Police make arrests in boyracer death crash
6:10AM Tuesday November 20, 2007
By Martha McKenzie-minifie
Two men have been charged with reckless driving causing death, after a delivery man was killed in an Auckland street race that went terribly wrong.
A 28-year-old man and a 35-year-old man have been charged with reckless driving causing the death of Aaron Chan, a 21-year-old from Manukau.
Witnesses said Mr Chan went through the windscreen of a blue Nissan Skyline, which was chasing a white Subaru WRX along West Coast Rd just before 6.30pm.
Anand Kumar, of Aj's Superette on West Coast Rd, said it appeared the cars were racing and touched when one tried to overtake the other.
The Skyline apparently hit the truck first, then the man - described as an "innocent bystander".
"He got hit, taken up, went through the windscreen and he was inside the car," said Mr Kumar.
It is understood two people were in the Subaru and four in the Skyline. Police said five people from both vehicles were taken to hospital.
Patrick Hunt, of BTS Gym in West Coast Rd, said he and a client saw the cars racing before the crash.
"We just heard burnout noises down at the lights - that's what got out attention - and we looked up. We heard a loud bang."
Mr Hunt said there was little he could do at the crash scene.
"I saw him just lying there - pretty much every single bone in his body was broken." he said.
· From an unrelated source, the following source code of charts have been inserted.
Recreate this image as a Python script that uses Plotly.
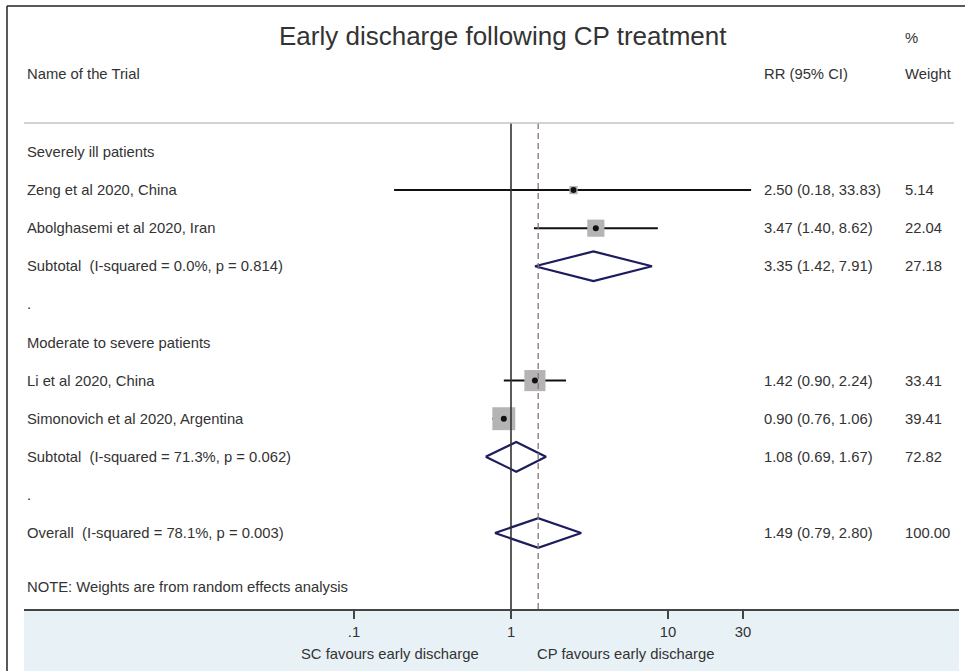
import math
import plotly.graph_objects as go

# ---------------- data ----------------
labels = [
    "Severely ill patients",
    "Zeng et al 2020, China",
    "Abolghasemi et al 2020, Iran",
    "Subtotal  (I-squared = 0.0%, p = 0.814)",
    ".",
    "Moderate to severe patients",
    "Li et al 2020, China",
    "Simonovich et al 2020, Argentina",
    "Subtotal  (I-squared = 71.3%, p = 0.062)",
    ".",
    "Overall  (I-squared = 78.1%, p = 0.003)",
]
kinds = ["group", "trial", "trial", "pooled", "blank",
         "group", "trial", "trial", "pooled", "blank", "pooled"]
rr = [None, 2.50, 3.47, 3.35, None, None, 1.42, 0.90, 1.08, None, 1.49]
ci_lo = [None, 0.18, 1.40, 1.42, None, None, 0.90, 0.76, 0.69, None, 0.79]
ci_hi = [None, 33.83, 8.62, 7.91, None, None, 2.24, 1.06, 1.67, None, 2.80]
weights = [None, 5.14, 22.04, 27.18, None, None, 33.41, 39.41, 72.82, None, 100.00]

tick_vals = [0.1, 1, 10, 30]
tick_text = [".1", "1", "10", "30"]
overall_rr = 1.49

title_text = "Early discharge following CP treatment"
note_text = "NOTE: Weights are from random effects analysis"
left_label = "SC favours early discharge"
right_label = "CP favours early discharge"

# ---------------- geometry helpers ----------------
W, H = 965, 671
ML, MR, MT, MB = 24, 6, 0, 62
PW, PH = W - ML - MR, H - MT - MB
ROW0, ROWH = 152, 38.1          # pixel centre of row 0 and row spacing
DEC, X1 = 157.0, 511.0          # pixels per decade, pixel of RR = 1

def px_to_row(py):
    return (py - ROW0) / ROWH

def px_to_paperx(px):
    return (px - ML) / PW

def px_to_papery(py):
    return (MT + PH - py) / PH

x_range = [(ML - X1) / DEC, (ML + PW - X1) / DEC]
y_range = [px_to_row(MT + PH), px_to_row(MT)]

FONT = "Liberation Sans, Arial, sans-serif"
TXT = "#333333"
FS = 14.8

fig = go.Figure()

# trials: CI lines, weight boxes, point dots
for i, k in enumerate(kinds):
    if k == "trial":
        fig.add_trace(go.Scatter(
            x=[ci_lo[i], ci_hi[i]], y=[i, i], mode="lines",
            line=dict(color="#111111", width=2), hoverinfo="skip", showlegend=False))
        fig.add_trace(go.Scatter(
            x=[rr[i]], y=[i], mode="markers",
            marker=dict(symbol="square", size=3.65 * math.sqrt(weights[i]),
                        color="#b4b4b4", line=dict(width=0)),
            hoverinfo="skip", showlegend=False))
        fig.add_trace(go.Scatter(
            x=[rr[i]], y=[i], mode="markers",
            marker=dict(symbol="circle", size=6, color="#111111"),
            hoverinfo="skip", showlegend=False))
    elif k == "pooled":
        h = 0.39
        fig.add_trace(go.Scatter(
            x=[ci_lo[i], rr[i], ci_hi[i], rr[i], ci_lo[i]],
            y=[i, i - h, i, i + h, i], mode="lines",
            line=dict(color="#1c1c5e", width=2.2), hoverinfo="skip", showlegend=False))

shapes = []
top_row = px_to_row(123)
# null line and overall-estimate dashed line
shapes.append(dict(type="line", xref="x", yref="y", x0=1, x1=1,
                   y0=top_row, y1=y_range[0], line=dict(color="#333333", width=1.6)))
shapes.append(dict(type="line", xref="x", yref="y", x0=overall_rr, x1=overall_rr,
                   y0=top_row, y1=y_range[0],
                   line=dict(color="#8a7272", width=1.3, dash="6px,4px")))
# header separator
shapes.append(dict(type="line", xref="paper", yref="y",
                   x0=px_to_paperx(24), x1=px_to_paperx(954), y0=top_row, y1=top_row,
                   line=dict(color="#c4c4c4", width=1.5)))
# bottom band
shapes.append(dict(type="rect", xref="paper", yref="paper", x0=0, x1=1,
                   y0=px_to_papery(H), y1=0, fillcolor="#e8f2f6",
                   line=dict(width=0), layer="below"))
# outer frame (top and left)
shapes.append(dict(type="line", xref="paper", yref="paper",
                   x0=px_to_paperx(7), x1=px_to_paperx(W + 2),
                   y0=px_to_papery(6), y1=px_to_papery(6),
                   line=dict(color="#222222", width=1.5)))
shapes.append(dict(type="line", xref="paper", yref="paper",
                   x0=px_to_paperx(7), x1=px_to_paperx(7),
                   y0=px_to_papery(6), y1=px_to_papery(H + 2),
                   line=dict(color="#222222", width=1.5)))

ann = []
def text(x_px, y, s, size=FS, xanchor="left", yref="y"):
    ann.append(dict(xref="paper", yref=yref, x=px_to_paperx(x_px), y=y, text=s,
                    showarrow=False, xanchor=xanchor, yanchor="middle",
                    font=dict(family=FONT, size=size, color=TXT)))

# title and headers
text(503, px_to_row(36), title_text, size=26, xanchor="center")
text(903, px_to_row(38), "%")
text(25, px_to_row(74), "Name of the Trial")
text(762, px_to_row(74), "RR (95% CI)")
text(903, px_to_row(74), "Weight")

for i, lab in enumerate(labels):
    text(25, i, lab)
    if rr[i] is not None:
        text(762, i, f"{rr[i]:.2f} ({ci_lo[i]:.2f}, {ci_hi[i]:.2f})")
        text(903, i, f"{weights[i]:.2f}")

text(25, px_to_row(587), note_text)
text(390, px_to_papery(654), left_label, xanchor="center", yref="paper")
text(625, px_to_papery(654), right_label, xanchor="center", yref="paper")

fig.update_layout(
    width=W, height=H,
    margin=dict(l=ML, r=MR, t=MT, b=MB, pad=0),
    paper_bgcolor="white", plot_bgcolor="white",
    shapes=shapes, annotations=ann,
    xaxis=dict(type="log", range=x_range, showgrid=False, zeroline=False,
               showline=True, linecolor="#444444", linewidth=2,
               ticks="outside", ticklen=8, tickwidth=1.5, tickcolor="#444444",
               tickvals=tick_vals, ticktext=tick_text,
               tickfont=dict(family=FONT, size=FS, color=TXT),
               ticklabelstandoff=0, fixedrange=True),
    yaxis=dict(range=y_range, visible=False, showgrid=False, zeroline=False,
               fixedrange=True),
    showlegend=False,
)

fig.write_html("out.html", config={"displayModeBar": False},
               post_script="document.body.style.margin='0';document.body.style.overflow='hidden';")
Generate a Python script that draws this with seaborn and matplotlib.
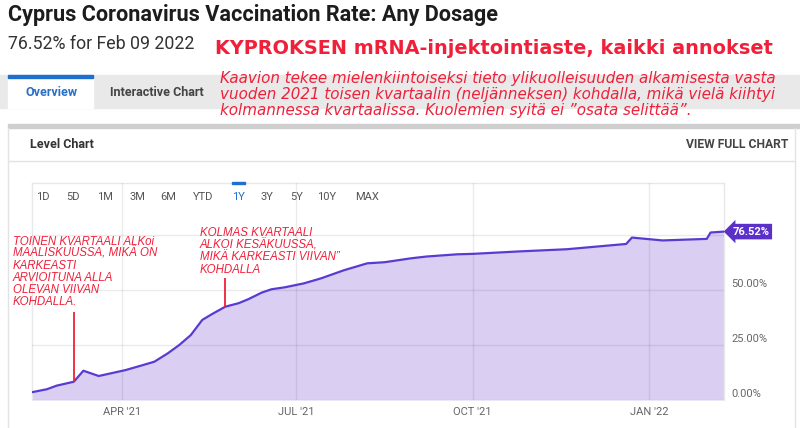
import matplotlib
matplotlib.use("Agg")
import matplotlib.pyplot as plt
import matplotlib.transforms as mtransforms
from matplotlib.patches import Rectangle
from matplotlib.lines import Line2D
import pandas as pd
import seaborn as sns

# --- data ---
dates = [
    "2021-02-13", "2021-02-21", "2021-02-26", "2021-03-07", "2021-03-12",
    "2021-03-20", "2021-04-03", "2021-04-11", "2021-04-18", "2021-04-25",
    "2021-05-01", "2021-05-07", "2021-05-13", "2021-05-18", "2021-05-25",
    "2021-06-01", "2021-06-06", "2021-06-13", "2021-06-18", "2021-06-25",
    "2021-07-05", "2021-07-14", "2021-07-26", "2021-08-07", "2021-08-16",
    "2021-08-30", "2021-09-07", "2021-09-23", "2021-10-01", "2021-10-25",
    "2021-11-19", "2021-12-20", "2021-12-23", "2022-01-08", "2022-01-31",
    "2022-02-02", "2022-02-09",
]
rates = [
    3.5, 4.9, 6.5, 8.3, 13.3,
    10.9, 13.6, 15.6, 17.4, 21.2,
    25.0, 29.5, 36.4, 39.0, 42.4,
    44.0, 45.8, 48.8, 50.3, 51.2,
    53.0, 55.3, 59.0, 62.1, 62.6,
    64.4, 65.2, 66.2, 66.4, 67.5,
    68.5, 70.9, 73.8, 72.5, 73.2,
    76.1, 76.52,
]

quarter_ticks = ["2021-04-01", "2021-07-01", "2021-10-01", "2022-01-01"]
quarter_labels = ["APR '21", "JUL '21", "OCT '21", "JAN '22"]
y_ticks = [0, 25, 50, 75]
y_tick_labels = ["0.00%", "25.00%", "50.00%", ""]
range_buttons = ["1D", "5D", "1M", "3M", "6M", "YTD", "1Y", "3Y", "5Y", "10Y", "MAX"]

title = "Cyprus Coronavirus Vaccination Rate: Any Dosage"
subtitle = "76.52% for Feb 09 2022"
red_heading = "KYPROKSEN mRNA-injektointiaste, kaikki annokset"
red_note = [
    "Kaavion tekee mielenkiintoiseksi tieto ylikuolleisuuden alkamisesta vasta",
    "vuoden 2021 toisen kvartaalin (neljänneksen) kohdalla, mikä vielä kiihtyi",
    "kolmannessa kvartaalissa. Kuolemien syitä ei \u201dosata selittää\u201d.",
]
note_q2 = ["TOINEN KVARTAALI ALKoi", "MAALISKUUSSA, MIKÄ ON", "KARKEASTI",
           "ARVIOITUNA ALLA", "OLEVAN VIIVAN", "KOHDALLA."]
note_q3 = ["KOLMAS KVARTAALI", "ALKOI KESÄKUUSSA,", "MIKÄ KARKEASTI VIIVAN\u201d",
           "KOHDALLA"]

df = pd.DataFrame({"date": pd.to_datetime(dates), "rate": rates})

# --- style ---
sns.set_theme(style="white")
plt.rcParams["font.family"] = ["Roboto", "DejaVu Sans"]

RED = "#f0203a"
LINE = "#5a3bd1"
FILL = "#dacff2"
W, H = 800, 428


def fx(x):
    return x / W


def fy(y):
    return 1 - y / H


fig = plt.figure(figsize=(8, 4.28), dpi=100)
fig.patch.set_facecolor("white")

# page chrome (tab bar, card borders)
fig.add_artist(Rectangle((0, fy(108)), 1, 33 / H, color="#e9e9e9", transform=fig.transFigure, zorder=0))
fig.add_artist(Rectangle((fx(8), fy(108)), 85 / W, 30 / H, color="white", transform=fig.transFigure, zorder=0))
fig.add_artist(Rectangle((fx(8), fy(78)), 85 / W, 3 / H, color="#1f6fd1", transform=fig.transFigure, zorder=1))
fig.add_artist(Rectangle((fx(8), fy(128)), 1, 4 / H, color="#cfcfcf", transform=fig.transFigure, zorder=1))
for xs, ys in [([fx(8), fx(8)], [fy(128), 0]), ([fx(795), fx(795)], [fy(128), 0]),
               ([fx(8), fx(795)], [fy(161), fy(161)])]:
    fig.add_artist(Line2D(xs, ys, color="#e3e3e3", lw=1, transform=fig.transFigure))

fig.text(fx(8), fy(21), title, fontsize=15.6, weight="bold", color="#1c1c1c", va="baseline")
fig.text(fx(8), fy(49), subtitle, fontsize=12.8, color="#333333", va="baseline")
fig.text(fx(215), fy(54), red_heading, fontsize=13.9, weight="bold", color=RED,
         va="baseline", family="DejaVu Sans")
for i, line in enumerate(red_note):
    fig.text(fx(220), fy(79 + 16 * i), line, fontsize=10.9, style="italic", color=RED,
             va="center", family="DejaVu Sans")

fig.text(fx(25), fy(92), "Overview", fontsize=9, weight="bold", color="#2a6fc9", va="center")
fig.text(fx(110), fy(92), "Interactive Chart", fontsize=9, weight="bold", color="#444444", va="center")
fig.text(fx(30), fy(144), "Level Chart", fontsize=9, weight="bold", color="#333333", va="center")
fig.text(fx(788), fy(144), "VIEW FULL CHART", fontsize=8.7, weight="bold", color="#444444",
         va="center", ha="right")

button_x = [43, 73, 105, 137, 168, 203, 238, 267, 297, 327, 367]
for bx, lab in zip(button_x, range_buttons):
    fig.text(fx(bx), fy(197), lab, fontsize=8, ha="center", va="center",
             color="#1f6fd1" if lab == "1Y" else "#555555")
fig.add_artist(Rectangle((fx(232), fy(184)), 13 / W, 2.5 / H, color="#1f6fd1", transform=fig.transFigure))

# --- chart ---
ax = fig.add_axes([fx(31.6), fy(400), (724 - 31.6) / W, (400 - 183) / H])
ax.fill_between(df["date"], df["rate"], 0, color=FILL, linewidth=0, zorder=1)
sns.lineplot(data=df, x="date", y="rate", ax=ax, color=LINE, linewidth=1.6, zorder=3)

ax.set_xlim(pd.Timestamp("2021-02-13"), pd.Timestamp("2022-02-09"))
ax.set_ylim(0, 98.6)
ax.set_xlabel("")
ax.set_ylabel("")

ax.set_xticks(pd.to_datetime(quarter_ticks))
ax.set_xticklabels(quarter_labels)
ax.set_yticks(y_ticks)
ax.set_yticklabels(y_tick_labels)
ax.yaxis.tick_right()
ax.tick_params(axis="both", length=0, labelsize=8, labelcolor="#666666")
ax.tick_params(axis="x", pad=5)
ax.tick_params(axis="y", pad=5)
shift = mtransforms.ScaledTranslation(0, 0.07, fig.dpi_scale_trans)
for lab in ax.get_yticklabels():
    lab.set_transform(lab.get_transform() + shift)

ax.set_axisbelow(False)
ax.grid(True, color="black", alpha=0.08, linewidth=1)
for side in ax.spines:
    ax.spines[side].set_color("#e8e8e8")
    ax.spines[side].set_linewidth(1)
ax.spines["bottom"].set_visible(False)

# latest value badge
badge_tr = mtransforms.blended_transform_factory(ax.transAxes, ax.transData)
ax.text(1.012, df["rate"].iloc[-1], f"{df['rate'].iloc[-1]:.2f}%", transform=badge_tr,
        ha="left", va="center", fontsize=8, weight="bold", color="white", clip_on=False,
        bbox=dict(boxstyle="larrow,pad=0.25", fc="#5b30c9", ec="none"))

# red annotations
anchor_q2 = pd.Timestamp("2021-03-07")
anchor_q3 = pd.Timestamp("2021-05-25")
ax.vlines(anchor_q2, df.loc[df["date"] == anchor_q2, "rate"].iloc[0], 40, color=RED, lw=1.3, zorder=4)
ax.vlines(anchor_q3, df.loc[df["date"] == anchor_q3, "rate"].iloc[0], 55.5, color=RED, lw=1.3, zorder=4)

ann_font = ["Liberation Sans", "DejaVu Sans"]
for i, line in enumerate(note_q2):
    fig.text(fx(13), fy(241.5 + 12.1 * i), line, fontsize=8.3, style="italic", color=RED,
             va="center", family=ann_font)
for i, line in enumerate(note_q3):
    fig.text(fx(200), fy(233 + 12.2 * i), line, fontsize=8.3, style="italic", color=RED,
             va="center", family=ann_font)

fig.savefig("out.png", dpi=100)
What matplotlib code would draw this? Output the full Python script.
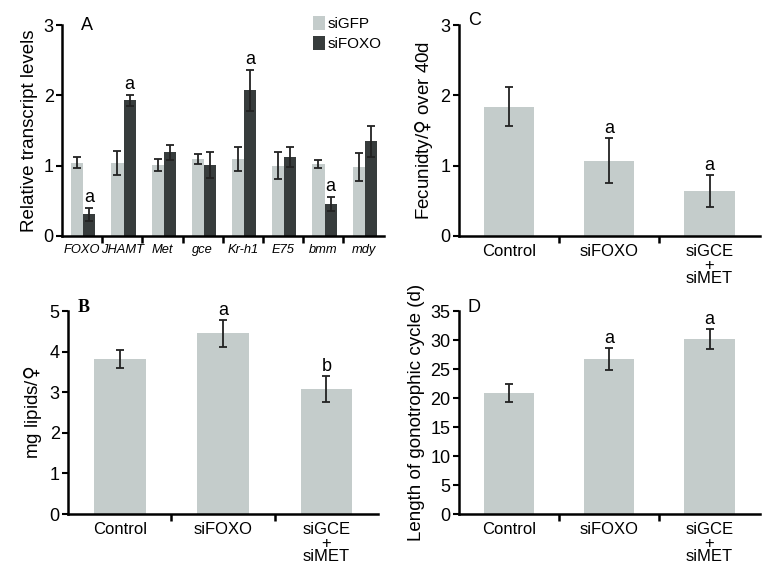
import numpy as np
import matplotlib.pyplot as plt

plt.rcParams['font.family'] = ['Liberation Sans', 'DejaVu Sans']
plt.rcParams['mathtext.fontset'] = 'dejavusans'

light = '#c4cccb'
dark = '#373c3c'

# panel A
genes = ['FOXO', 'JHAMT', 'Met', 'gce', 'Kr-h1', 'E75', 'bmm', 'mdy']
gfp = [1.04, 1.04, 1.01, 1.10, 1.09, 1.00, 1.02, 0.98]
gfp_err = [0.08, 0.17, 0.08, 0.07, 0.17, 0.19, 0.06, 0.20]
foxo = [0.31, 1.93, 1.19, 1.01, 2.07, 1.12, 0.45, 1.35]
foxo_err = [0.09, 0.08, 0.11, 0.19, 0.29, 0.14, 0.10, 0.22]
foxo_sig = ['a', 'a', '', '', 'a', '', 'a', '']

# panels B, C, D
groups = ['Control', 'siFOXO', 'siGCE\n+\nsiMET']
lipids = [3.82, 4.45, 3.07]
lipids_err = [0.21, 0.33, 0.32]
lipids_sig = ['', 'a', 'b']
fecund = [1.84, 1.07, 0.64]
fecund_err = [0.28, 0.32, 0.23]
fecund_sig = ['', 'a', 'a']
cycle = [20.9, 26.8, 30.2]
cycle_err = [1.6, 1.9, 1.7]
cycle_sig = ['', 'a', 'a']

fig = plt.figure(figsize=(7.62, 5.7), dpi=100)


def style(ax, n):
    ax.spines['top'].set_visible(False)
    ax.spines['right'].set_visible(False)
    for s in ('left', 'bottom'):
        ax.spines[s].set_linewidth(1.8)
    ax.set_xlim(-0.5, n - 0.5)
    ax.set_xticks(np.arange(n - 1) + 0.5)
    ax.set_xticklabels([])
    ax.tick_params(axis='x', which='major', length=5, width=1.8, direction='out')
    ax.tick_params(axis='y', length=4, width=1.5, labelsize=13, pad=2)
    ax.set_xticks(np.arange(n), minor=True)
    ax.tick_params(axis='x', which='minor', length=0, labelsize=11.5, pad=6)


axA = fig.add_axes([0.0814, 0.586, 0.422, 0.370])
x = np.arange(len(genes))
w = 0.3
axA.bar(x - 0.12, gfp, w, color=light, label='siGFP')
axA.bar(x + 0.18, foxo, w, color=dark, label='siFOXO')
axA.errorbar(x - 0.12, gfp, yerr=gfp_err, fmt='none', ecolor='#222', elinewidth=1.3, capsize=3, capthick=1.3)
axA.errorbar(x + 0.18, foxo, yerr=foxo_err, fmt='none', ecolor='#222', elinewidth=1.3, capsize=3, capthick=1.3)
for i, s in enumerate(foxo_sig):
    if s:
        axA.text(x[i] + 0.18, foxo[i] + foxo_err[i] + 0.03, s, ha='center', va='bottom', fontsize=13)
style(axA, len(genes))
axA.set_ylim(0, 3)
axA.set_yticks([0, 1, 2, 3])
axA.set_xticklabels(genes, minor=True, style='italic', fontsize=9.3)
axA.set_ylabel('Relative transcript levels', fontsize=13.5, labelpad=4)
axA.text(0.06, 1.0, 'A', transform=axA.transAxes, fontsize=13, va='center')
axA.legend(loc='upper left', bbox_to_anchor=(0.76, 1.07), frameon=False, fontsize=11,
           handlelength=0.8, handleheight=1.0, handletextpad=0.2, labelspacing=0.3,
           borderaxespad=0)


def simple(rect, vals, errs, sig, ylim, yticks, ylabel, letter, letter_font):
    ax = fig.add_axes(rect)
    xs = np.arange(len(groups))
    ax.bar(xs, vals, 0.5, color=light)
    ax.errorbar(xs, vals, yerr=errs, fmt='none', ecolor='#222', elinewidth=1.3, capsize=3, capthick=1.3)
    for i, s in enumerate(sig):
        if s:
            ax.text(xs[i], vals[i] + errs[i] + ylim * 0.005, s, ha='center', va='bottom', fontsize=13)
    style(ax, len(groups))
    ax.set_ylim(0, ylim)
    ax.set_yticks(yticks)
    ax.set_xticklabels(groups, minor=True, fontsize=12, linespacing=0.85, va='top')
    ax.set_ylabel(ylabel, fontsize=13.5, labelpad=4)
    ax.text(0.03, 1.02, letter, transform=ax.transAxes, fontsize=13, va='center', **letter_font)
    return ax


simple([0.0892, 0.0982, 0.407, 0.356], lipids, lipids_err, lipids_sig, 5, [0, 1, 2, 3, 4, 5],
       r'mg lipids/$\mathrm{♀}$', 'B', {'family': 'Liberation Serif', 'weight': 'bold'})
simple([0.602, 0.586, 0.395, 0.370], fecund, fecund_err, fecund_sig, 3, [0, 1, 2, 3],
       r'Fecunidty/$\mathrm{♀}$ over 40d', 'C', {})
simple([0.602, 0.0982, 0.395, 0.356], cycle, cycle_err, cycle_sig, 35, np.arange(0, 36, 5),
       'Length of gonotrophic cycle (d)', 'D', {})

fig.savefig('out.png', dpi=100)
"The windscreen was broken but it wasn't broken going out, it was on impact, it was obviously something from the outside."
The road was closed for several hours as crash investigators studied the scene.
Earlier, Inspector Ian Brooker said police had both cars and were interviewing the drivers. Investigators wanted to speak to anyone who saw the crash or noticed how the two vehicles were being driven beforehand.
Boy-racer legislation introduced in May 2003 gives police the power to automatically impound cars for 28 days if they are being driven with unnecessary speed or acceleration or are doing burnouts. Scores of cars have been taken off the roads.
In South Auckland alone police have seized as many as 50.
Staff in the Waitemata district, which covers West Auckland, North Shore and Rodney, had impounded 933 cars by May this year.
But some road policing managers have called for more powers, saying the legislation means they have to wait until the drivers have committed an offence before they can act.
Authorities in Tauranga have gone a step further, introducing a bylaw last month that means boy racers face $500 fines if they are caught in the city's industrial areas.
It bans vehicles under 3500kg from entering dozens of industrial streets in the city between 9pm and 5am.